## BEGIN DATA

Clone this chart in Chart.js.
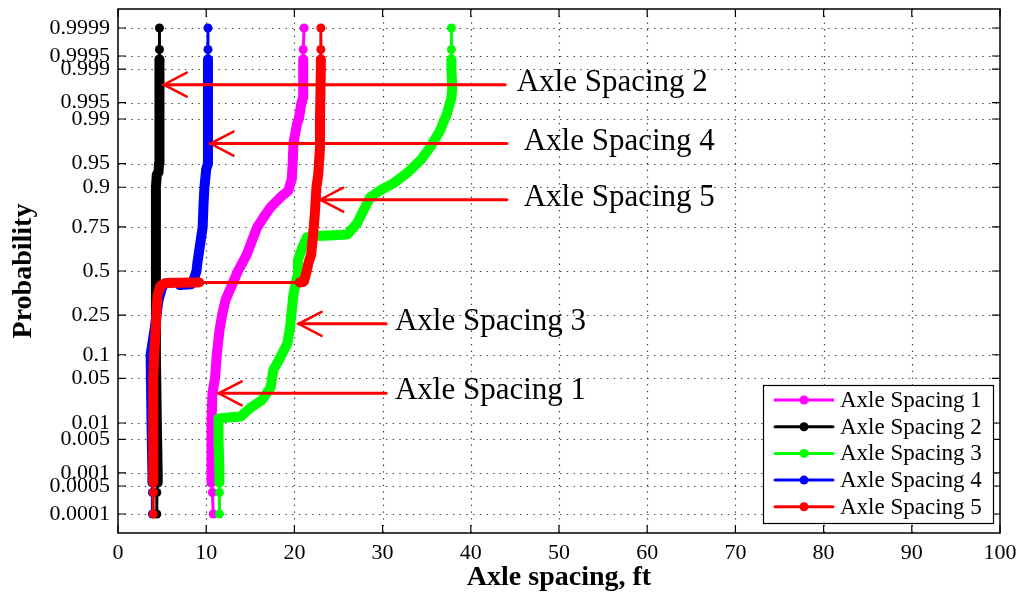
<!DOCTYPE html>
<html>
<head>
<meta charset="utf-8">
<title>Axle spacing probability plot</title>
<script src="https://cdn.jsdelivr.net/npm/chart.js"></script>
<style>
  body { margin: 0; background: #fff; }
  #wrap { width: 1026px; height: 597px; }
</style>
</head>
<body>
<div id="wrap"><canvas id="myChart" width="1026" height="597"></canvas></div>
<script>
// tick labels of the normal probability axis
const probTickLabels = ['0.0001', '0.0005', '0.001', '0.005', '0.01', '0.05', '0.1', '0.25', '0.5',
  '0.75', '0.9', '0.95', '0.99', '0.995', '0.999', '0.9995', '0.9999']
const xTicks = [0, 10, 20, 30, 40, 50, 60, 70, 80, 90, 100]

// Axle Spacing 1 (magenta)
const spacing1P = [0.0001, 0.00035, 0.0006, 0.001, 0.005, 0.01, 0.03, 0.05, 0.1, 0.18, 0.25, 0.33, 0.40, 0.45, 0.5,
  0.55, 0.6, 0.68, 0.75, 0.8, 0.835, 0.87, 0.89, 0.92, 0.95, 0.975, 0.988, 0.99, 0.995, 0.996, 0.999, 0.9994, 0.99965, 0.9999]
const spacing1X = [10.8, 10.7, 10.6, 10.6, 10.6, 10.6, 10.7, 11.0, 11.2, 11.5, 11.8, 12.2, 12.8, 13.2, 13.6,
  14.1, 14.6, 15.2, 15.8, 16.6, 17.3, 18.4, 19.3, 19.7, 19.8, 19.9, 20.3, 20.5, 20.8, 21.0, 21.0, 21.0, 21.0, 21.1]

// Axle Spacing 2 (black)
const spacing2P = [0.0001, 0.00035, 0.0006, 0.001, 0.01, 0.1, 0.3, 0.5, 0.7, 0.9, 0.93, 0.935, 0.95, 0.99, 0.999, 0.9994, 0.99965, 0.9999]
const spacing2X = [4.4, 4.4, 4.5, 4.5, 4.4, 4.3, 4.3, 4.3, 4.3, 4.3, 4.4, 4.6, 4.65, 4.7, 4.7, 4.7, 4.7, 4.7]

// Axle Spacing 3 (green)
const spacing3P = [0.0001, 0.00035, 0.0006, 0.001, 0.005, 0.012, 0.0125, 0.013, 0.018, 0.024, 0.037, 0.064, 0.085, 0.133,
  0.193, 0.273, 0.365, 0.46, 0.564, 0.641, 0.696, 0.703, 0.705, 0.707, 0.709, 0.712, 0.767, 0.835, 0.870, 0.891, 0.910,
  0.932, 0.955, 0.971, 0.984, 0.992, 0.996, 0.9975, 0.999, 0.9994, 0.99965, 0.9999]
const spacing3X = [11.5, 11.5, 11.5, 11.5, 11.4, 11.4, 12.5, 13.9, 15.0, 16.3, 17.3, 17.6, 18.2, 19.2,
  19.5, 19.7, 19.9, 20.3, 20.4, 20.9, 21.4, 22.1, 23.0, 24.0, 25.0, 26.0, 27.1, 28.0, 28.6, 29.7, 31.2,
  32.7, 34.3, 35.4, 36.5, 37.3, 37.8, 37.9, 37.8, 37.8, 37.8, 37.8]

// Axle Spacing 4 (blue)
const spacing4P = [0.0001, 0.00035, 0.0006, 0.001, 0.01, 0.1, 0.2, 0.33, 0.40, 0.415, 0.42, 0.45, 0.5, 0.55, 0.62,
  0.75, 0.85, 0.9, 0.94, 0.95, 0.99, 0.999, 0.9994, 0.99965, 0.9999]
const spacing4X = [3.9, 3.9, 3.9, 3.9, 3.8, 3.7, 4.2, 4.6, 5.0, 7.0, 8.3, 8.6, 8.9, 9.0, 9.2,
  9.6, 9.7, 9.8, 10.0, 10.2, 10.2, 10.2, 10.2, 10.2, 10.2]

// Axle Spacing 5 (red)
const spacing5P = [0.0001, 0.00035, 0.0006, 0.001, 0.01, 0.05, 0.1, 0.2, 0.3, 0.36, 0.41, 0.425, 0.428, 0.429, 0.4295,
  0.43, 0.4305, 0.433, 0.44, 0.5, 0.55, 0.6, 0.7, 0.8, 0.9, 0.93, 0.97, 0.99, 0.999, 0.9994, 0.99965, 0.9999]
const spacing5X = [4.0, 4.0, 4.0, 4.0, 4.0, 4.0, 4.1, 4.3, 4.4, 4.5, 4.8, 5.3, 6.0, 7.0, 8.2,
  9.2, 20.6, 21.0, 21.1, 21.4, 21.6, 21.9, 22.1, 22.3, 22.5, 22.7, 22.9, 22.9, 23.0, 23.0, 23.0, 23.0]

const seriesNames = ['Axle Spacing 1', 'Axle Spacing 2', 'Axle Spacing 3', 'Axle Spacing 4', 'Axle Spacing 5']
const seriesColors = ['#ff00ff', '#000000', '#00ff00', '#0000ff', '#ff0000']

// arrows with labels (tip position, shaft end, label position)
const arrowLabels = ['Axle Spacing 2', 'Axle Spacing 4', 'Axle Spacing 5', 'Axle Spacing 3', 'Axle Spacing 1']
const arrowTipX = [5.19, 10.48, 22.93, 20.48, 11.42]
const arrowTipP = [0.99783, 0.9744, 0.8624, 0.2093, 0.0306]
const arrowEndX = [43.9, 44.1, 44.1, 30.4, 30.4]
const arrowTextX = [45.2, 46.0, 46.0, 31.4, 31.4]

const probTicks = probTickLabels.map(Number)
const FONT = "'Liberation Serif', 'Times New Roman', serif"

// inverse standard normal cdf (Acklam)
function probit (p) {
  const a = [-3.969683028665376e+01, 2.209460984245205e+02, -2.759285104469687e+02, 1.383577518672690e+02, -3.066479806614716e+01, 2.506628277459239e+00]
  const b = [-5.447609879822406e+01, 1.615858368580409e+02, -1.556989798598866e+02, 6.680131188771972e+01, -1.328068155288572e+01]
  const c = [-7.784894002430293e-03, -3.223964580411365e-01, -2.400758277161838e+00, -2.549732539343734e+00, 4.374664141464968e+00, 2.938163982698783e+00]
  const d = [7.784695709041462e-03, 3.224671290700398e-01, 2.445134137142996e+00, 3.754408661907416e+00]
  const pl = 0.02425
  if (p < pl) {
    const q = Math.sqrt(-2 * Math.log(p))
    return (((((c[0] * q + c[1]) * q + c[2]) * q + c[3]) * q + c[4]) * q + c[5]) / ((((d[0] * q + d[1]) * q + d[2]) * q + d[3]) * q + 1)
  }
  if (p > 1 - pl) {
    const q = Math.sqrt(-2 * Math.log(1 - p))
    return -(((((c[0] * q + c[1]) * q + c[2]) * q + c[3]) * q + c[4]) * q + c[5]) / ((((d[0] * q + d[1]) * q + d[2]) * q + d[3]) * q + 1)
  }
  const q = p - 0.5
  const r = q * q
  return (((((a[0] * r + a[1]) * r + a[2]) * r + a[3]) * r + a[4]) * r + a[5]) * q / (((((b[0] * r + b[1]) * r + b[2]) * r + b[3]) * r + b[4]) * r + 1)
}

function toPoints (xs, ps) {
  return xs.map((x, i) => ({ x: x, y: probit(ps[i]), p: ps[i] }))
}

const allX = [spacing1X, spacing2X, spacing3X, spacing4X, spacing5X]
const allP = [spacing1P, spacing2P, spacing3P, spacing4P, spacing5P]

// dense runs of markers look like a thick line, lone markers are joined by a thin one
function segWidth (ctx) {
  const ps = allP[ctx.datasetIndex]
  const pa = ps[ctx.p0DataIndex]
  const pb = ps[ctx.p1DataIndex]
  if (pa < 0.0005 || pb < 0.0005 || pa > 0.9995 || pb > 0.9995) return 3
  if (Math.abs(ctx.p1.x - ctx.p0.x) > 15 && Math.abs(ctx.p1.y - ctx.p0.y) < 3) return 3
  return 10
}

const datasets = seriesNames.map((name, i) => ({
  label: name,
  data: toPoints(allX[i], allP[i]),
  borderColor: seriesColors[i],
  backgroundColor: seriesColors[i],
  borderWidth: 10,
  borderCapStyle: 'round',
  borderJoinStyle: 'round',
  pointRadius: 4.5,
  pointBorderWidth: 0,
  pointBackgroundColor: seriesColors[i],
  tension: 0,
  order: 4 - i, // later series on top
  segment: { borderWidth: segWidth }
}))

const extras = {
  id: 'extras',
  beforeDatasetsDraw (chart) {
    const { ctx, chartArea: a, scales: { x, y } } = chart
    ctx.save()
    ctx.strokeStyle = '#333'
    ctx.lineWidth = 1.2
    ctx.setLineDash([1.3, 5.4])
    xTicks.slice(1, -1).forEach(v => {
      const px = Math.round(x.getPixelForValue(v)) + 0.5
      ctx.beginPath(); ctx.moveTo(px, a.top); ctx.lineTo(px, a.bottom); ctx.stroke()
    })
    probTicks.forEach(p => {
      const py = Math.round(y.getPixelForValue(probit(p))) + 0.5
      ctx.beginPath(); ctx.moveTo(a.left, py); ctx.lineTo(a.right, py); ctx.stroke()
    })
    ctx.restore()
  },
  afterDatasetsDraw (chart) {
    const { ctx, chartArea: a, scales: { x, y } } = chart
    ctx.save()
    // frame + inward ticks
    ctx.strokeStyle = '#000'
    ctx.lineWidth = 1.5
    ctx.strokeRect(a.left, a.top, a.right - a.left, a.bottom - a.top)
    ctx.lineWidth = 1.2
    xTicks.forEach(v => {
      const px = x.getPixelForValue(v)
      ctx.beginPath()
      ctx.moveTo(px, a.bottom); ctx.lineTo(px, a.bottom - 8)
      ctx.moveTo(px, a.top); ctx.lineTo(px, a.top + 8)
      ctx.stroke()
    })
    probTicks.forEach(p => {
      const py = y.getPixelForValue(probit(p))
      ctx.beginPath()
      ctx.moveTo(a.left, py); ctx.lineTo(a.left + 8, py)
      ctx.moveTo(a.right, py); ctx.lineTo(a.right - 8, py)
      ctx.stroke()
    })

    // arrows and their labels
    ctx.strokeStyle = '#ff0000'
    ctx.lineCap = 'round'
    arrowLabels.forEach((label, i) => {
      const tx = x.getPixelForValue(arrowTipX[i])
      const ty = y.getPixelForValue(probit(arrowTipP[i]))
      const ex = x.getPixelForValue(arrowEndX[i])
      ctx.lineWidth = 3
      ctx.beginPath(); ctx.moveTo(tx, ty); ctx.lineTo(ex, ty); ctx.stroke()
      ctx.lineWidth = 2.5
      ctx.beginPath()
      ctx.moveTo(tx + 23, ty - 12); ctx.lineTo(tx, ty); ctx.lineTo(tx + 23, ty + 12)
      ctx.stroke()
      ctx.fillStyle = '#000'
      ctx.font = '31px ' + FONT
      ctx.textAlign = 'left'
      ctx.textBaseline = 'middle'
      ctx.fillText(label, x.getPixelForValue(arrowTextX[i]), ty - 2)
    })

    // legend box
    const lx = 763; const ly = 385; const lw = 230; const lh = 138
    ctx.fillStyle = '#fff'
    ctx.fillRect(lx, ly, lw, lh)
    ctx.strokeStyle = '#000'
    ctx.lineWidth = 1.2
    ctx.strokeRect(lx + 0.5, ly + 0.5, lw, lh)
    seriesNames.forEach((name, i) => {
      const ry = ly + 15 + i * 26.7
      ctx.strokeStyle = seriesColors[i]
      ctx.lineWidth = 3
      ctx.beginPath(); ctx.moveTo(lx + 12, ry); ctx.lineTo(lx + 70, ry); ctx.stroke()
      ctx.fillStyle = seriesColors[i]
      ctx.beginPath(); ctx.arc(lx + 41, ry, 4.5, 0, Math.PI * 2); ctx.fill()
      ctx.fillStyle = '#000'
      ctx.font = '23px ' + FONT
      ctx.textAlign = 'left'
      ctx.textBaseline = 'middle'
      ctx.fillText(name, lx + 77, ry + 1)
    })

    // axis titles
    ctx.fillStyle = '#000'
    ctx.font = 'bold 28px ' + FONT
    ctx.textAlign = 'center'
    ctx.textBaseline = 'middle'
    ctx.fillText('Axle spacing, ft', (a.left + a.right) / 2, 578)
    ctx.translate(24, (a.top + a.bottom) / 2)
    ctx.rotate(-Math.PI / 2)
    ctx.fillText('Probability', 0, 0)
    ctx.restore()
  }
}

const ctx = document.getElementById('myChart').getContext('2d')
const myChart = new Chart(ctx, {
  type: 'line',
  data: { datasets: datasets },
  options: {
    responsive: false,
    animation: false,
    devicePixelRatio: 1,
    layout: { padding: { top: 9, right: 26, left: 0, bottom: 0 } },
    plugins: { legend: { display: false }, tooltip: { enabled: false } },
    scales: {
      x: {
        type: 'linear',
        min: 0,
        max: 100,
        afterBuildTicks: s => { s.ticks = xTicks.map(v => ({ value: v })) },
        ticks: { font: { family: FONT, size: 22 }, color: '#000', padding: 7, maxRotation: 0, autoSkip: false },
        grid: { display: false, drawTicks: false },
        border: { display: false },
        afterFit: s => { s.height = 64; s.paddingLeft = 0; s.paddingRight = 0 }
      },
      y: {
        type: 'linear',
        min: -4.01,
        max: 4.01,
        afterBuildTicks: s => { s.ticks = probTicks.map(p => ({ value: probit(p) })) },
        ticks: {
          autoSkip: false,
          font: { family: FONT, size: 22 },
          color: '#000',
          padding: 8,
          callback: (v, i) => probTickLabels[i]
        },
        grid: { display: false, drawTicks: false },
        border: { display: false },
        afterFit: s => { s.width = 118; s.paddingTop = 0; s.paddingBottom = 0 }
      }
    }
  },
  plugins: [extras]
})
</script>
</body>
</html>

## END DATA

### SHORT TASK
Look at the listing and set down only the lines from its start through the line with "80, 90, 100]", word for word and without pictures.

### RESULT FOR THIS TASK
Clone this chart in Chart.js.
<!DOCTYPE html>
<html>
<head>
<meta charset="utf-8">
<title>Axle spacing probability plot</title>
<script src="https://cdn.jsdelivr.net/npm/chart.js"></script>
<style>
  body { margin: 0; background: #fff; }
  #wrap { width: 1026px; height: 597px; }
</style>
</head>
<body>
<div id="wrap"><canvas id="myChart" width="1026" height="597"></canvas></div>
<script>
// tick labels of the normal probability axis
const probTickLabels = ['0.0001', '0.0005', '0.001', '0.005', '0.01', '0.05', '0.1', '0.25', '0.5',
  '0.75', '0.9', '0.95', '0.99', '0.995', '0.999', '0.9995', '0.9999']
const xTicks = [0, 10, 20, 30, 40, 50, 60, 70, 80, 90, 100]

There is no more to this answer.